2. International competition in specific production stages, rather than whole sectors. The stretching of value chains allows for cross-border competition at a finer-grained level, in terms not of entire sectors, but of specific tasks. This has serious implications for skill demand within countries; since different stages often require very different levels of skills. Value chains allow these stages to be unbundled spatially, so that countries well-endowed in skilled (unskilled) labor can specialize in skill (unskilled)-intensive stages. As a result, aggregate skill demand within a country can shift much more dramatically than for traditional trade competition. This contributes to the polarization of the labor market, and specifically a decline in the number of middle-skill jobs relative to low- and high-skill jobs, that can be observed in most developed countries:[1]

3. Trade statistics can become misleading. The globalization of value chains undermines the informational value of traditional gross trade statistics, and their connection to labor market impacts. This is because they mis-measure the scale and scope of import competition. For example, if firms offshore their assembly stages but keep their upstream production stages within the country, gross import statistics will be calculated on the basis that the complete value chain was offshored, and therefore heavily overstate import competition.

What do value chains mean for domestic jobs and inequality? 

A comprehensive overview of the impact of trade on labor markets therefore requires a proper consideration of the role and importance of value chains. Two key lessons emerge. First, trade is likely to raise aggregate employment, even if modestly, as well as real wages. Cost savings resulting from cheaper imports and greater export opportunities create employment in many sectors of the economy that do not trade directly but nonetheless benefit from trade through input-output linkages. Even within the manufacturing sector, the value chain perspective suggests a more benign impact of trade than the popular perception. Once the rise of value chains is properly accounted for, it looks as if trade has contributed at most a relatively small share to the decline of manufacturing employment in advanced economies.

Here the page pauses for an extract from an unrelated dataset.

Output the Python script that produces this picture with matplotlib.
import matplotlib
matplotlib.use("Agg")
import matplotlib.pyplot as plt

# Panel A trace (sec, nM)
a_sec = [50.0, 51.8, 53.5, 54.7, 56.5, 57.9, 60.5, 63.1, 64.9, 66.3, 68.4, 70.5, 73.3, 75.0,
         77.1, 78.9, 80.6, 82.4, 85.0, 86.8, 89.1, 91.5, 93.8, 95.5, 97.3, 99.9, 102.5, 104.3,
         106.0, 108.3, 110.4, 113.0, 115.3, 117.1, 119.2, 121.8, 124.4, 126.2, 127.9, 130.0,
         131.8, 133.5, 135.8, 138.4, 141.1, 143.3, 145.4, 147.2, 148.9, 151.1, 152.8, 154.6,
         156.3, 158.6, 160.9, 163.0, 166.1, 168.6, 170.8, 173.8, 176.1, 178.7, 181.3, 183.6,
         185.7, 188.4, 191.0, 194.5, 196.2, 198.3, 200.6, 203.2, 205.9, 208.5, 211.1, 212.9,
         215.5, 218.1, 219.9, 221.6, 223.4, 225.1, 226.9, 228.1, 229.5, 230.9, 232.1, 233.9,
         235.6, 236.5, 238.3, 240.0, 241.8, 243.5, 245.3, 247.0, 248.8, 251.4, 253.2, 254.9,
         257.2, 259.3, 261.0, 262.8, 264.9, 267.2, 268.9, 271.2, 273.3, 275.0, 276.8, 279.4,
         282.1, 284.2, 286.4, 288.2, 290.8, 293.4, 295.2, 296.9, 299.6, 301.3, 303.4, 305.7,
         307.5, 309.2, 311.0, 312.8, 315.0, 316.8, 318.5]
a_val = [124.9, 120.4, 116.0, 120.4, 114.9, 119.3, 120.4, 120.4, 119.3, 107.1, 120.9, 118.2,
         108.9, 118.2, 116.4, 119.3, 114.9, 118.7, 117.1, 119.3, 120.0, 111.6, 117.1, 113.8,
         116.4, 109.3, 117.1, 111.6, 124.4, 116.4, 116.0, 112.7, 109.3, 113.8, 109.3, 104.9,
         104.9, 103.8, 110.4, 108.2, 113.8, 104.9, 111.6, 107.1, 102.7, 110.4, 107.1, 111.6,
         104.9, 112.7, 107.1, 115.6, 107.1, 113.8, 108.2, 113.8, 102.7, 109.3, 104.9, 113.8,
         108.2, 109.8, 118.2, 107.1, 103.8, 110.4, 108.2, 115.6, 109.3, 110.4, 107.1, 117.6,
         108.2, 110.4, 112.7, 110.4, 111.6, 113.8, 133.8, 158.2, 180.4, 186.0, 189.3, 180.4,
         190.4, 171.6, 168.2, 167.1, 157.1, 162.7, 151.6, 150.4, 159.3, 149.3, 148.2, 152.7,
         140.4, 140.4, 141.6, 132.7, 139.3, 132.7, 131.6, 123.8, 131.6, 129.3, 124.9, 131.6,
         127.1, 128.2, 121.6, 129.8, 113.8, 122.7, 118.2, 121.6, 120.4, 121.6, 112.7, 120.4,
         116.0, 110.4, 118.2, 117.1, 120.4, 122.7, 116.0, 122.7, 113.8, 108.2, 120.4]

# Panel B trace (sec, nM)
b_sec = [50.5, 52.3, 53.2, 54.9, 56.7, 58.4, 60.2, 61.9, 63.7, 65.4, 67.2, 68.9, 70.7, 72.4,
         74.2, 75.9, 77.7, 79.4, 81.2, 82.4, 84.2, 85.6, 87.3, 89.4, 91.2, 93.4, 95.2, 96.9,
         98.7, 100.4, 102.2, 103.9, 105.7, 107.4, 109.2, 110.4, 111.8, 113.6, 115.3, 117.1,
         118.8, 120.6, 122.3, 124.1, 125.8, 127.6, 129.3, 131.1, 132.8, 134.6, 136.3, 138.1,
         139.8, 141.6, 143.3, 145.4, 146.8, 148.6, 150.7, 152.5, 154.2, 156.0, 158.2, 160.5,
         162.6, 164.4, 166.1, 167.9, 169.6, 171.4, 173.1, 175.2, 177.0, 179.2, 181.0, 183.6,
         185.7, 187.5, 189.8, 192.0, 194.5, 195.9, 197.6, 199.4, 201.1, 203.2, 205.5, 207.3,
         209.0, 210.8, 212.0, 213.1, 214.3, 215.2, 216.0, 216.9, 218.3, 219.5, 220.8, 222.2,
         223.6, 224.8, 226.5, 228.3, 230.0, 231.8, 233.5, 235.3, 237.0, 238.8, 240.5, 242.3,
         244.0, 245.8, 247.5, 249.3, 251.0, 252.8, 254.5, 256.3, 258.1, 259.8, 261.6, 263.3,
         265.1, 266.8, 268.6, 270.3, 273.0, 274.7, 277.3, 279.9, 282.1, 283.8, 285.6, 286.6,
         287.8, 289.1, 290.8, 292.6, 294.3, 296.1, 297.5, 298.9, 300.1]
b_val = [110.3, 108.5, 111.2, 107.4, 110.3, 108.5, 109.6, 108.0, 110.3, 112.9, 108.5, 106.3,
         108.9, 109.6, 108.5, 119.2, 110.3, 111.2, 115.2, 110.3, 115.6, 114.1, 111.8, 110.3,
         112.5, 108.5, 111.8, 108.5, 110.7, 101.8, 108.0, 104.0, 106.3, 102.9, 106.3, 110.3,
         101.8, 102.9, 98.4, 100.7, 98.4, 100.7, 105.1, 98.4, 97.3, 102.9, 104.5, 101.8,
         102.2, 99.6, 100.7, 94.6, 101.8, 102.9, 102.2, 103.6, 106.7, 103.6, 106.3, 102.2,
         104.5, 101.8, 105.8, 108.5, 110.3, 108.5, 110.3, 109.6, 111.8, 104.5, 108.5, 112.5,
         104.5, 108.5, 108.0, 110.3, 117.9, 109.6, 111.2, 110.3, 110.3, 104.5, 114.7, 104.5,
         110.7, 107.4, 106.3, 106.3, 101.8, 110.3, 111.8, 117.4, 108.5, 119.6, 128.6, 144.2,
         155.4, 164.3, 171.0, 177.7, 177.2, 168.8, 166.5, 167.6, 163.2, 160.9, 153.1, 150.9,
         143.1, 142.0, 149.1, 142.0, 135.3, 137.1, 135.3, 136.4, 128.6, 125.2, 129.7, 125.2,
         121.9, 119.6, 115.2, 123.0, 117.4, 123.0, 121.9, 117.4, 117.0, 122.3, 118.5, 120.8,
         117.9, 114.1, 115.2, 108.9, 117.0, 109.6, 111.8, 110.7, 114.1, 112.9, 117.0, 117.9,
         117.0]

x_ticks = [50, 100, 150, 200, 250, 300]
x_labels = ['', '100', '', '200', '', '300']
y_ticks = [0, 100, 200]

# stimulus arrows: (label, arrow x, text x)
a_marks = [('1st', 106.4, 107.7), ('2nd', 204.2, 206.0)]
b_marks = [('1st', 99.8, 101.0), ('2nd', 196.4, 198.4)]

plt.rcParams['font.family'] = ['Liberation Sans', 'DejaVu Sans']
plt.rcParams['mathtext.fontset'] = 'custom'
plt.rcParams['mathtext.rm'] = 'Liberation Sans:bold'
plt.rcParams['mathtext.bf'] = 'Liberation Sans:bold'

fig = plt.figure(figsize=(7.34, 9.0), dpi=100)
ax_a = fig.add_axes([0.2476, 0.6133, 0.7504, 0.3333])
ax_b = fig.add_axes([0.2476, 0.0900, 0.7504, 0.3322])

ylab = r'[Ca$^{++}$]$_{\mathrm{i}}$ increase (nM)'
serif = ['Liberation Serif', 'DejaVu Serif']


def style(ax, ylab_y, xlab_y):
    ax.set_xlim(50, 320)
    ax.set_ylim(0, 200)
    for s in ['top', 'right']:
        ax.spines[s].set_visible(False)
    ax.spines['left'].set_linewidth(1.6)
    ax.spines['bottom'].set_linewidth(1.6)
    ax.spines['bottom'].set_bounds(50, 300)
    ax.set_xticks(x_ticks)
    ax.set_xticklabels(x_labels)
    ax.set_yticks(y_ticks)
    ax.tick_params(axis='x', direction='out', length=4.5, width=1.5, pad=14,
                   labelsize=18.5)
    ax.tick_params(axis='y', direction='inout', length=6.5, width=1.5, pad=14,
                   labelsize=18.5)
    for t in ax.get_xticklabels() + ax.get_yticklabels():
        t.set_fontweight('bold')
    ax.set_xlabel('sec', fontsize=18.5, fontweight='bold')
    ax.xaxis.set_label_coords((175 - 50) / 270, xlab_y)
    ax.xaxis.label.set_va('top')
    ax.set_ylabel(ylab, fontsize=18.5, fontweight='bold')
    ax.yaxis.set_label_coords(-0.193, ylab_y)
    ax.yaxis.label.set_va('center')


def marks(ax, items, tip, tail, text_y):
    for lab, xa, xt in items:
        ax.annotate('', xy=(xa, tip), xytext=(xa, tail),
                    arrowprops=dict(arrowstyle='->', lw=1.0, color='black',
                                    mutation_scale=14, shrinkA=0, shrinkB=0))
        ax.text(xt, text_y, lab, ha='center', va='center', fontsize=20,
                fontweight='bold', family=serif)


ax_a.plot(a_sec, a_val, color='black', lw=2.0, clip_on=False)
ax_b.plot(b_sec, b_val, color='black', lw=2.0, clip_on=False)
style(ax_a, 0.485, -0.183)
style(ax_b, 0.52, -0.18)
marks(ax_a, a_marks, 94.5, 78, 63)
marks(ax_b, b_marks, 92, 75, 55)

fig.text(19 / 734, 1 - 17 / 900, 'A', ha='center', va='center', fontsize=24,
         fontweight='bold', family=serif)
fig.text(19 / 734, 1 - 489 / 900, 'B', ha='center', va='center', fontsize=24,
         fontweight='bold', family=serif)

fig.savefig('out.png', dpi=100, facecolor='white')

Second, trade has, however, contributed to regional and individual disparities within countries. Since industries tend to cluster regionally, the impact of trade is very heterogeneous across geographic areas. While trade benefits labor markets in regions with exporting industries and industries that rely on imported inputs, it might hurt regions that compete directly with foreign producers. Similarly, the growing premium on individual skills has been accelerated by the rise of value chains, resulting in wider disparities between the skilled and unskilled.

Job-friendly policies for a trading world

How should policymakers respond?

Not by restricting trade. With global value chains, it has become harder to use trade policy to reduce economic shocks, because the implications for employment have become more complex and difficult to assess. While trade restrictions, for example in the form of safeguards, can help domestic firms to adjust by temporarily limiting import competition and increasing their share in the domestic market, they also penalize export-oriented industries and industries that benefit from cheaper inputs. Tariffs on imports of intermediates can increase the sourcing cost of domestic exports and thereby worsen their competitiveness.

Instead, the goal of policy should be to offer broad adjustment support, increase skills, and support specific regions or cities.

  1. General adjustment assistance. Narrowly defined “trade adjustment” support is hard to target in a world of more fragmented value chains. It is difficult for adversely affected workers in upstream or downstream firms to qualify for specific adjustment assistance, reducing the policy’s effectiveness. Although specific adjustment policies (e.g., the US Trade Adjustment Assistance program) do attempt to cover workers from first-tier upstream or downstream producers, they fail to account for linkages further up or down the value chain. More general adjustment policies could reach these workers. Non-specific adjustment policies can also support workers adversely affected by technological change and other shocks that are difficult to disentangle from, similar to and easy to confuse with those induced by trade. The scale and scope of these kinds of labor market policies differs widely across advanced economies: Public spending on labour market policies in OECD countries
  2. Training and education. Traditionally, countries specialized in industries in which they were most competitive. Before the age of value chains, it was easier to transition from sunset to sunrise sectors. Displaced workers might benefit from employment subsidies or job search assistance. Today workers may face deeper difficulties when their skill set becomes obsolete. Therefore, training assistance programs are therefore increasingly important forms of adjustment policy. The most effective policies promote skills that are relevant for multiple industries, increasing workers’ flexibility and resilience in an unpredictable job market.
  3. Place-based policies. As well as helping individuals adjust, policymakers should consider helping particular places to adjust. This is especially true when trade effects vary dramatically between regions. A value chain perspective can help to identify these varying effects with more accuracy, thereby helping with the design of appropriate adjustment policies. Mobility and place-based policies are the instruments of choice to address regional disparities in adjustment costs.

International trade is good. It is good not only for consumers but also workers. Right now, this is not the commonplace view. We need better communication on the benefits of trade. But we also need to be vigilant about important differences in the costs and benefits of trade between places and people. Taking value chains into account can help shape and direct policy so that the benefits of trade are shared more broadly still.

[1] Beverelli, C., Rubinova, S., Stolzenburg, V. and Woessner, N. (2018), ‘Did Global Value Chains contribute to rising labour market polarization?’, WTO, unpublished manuscript.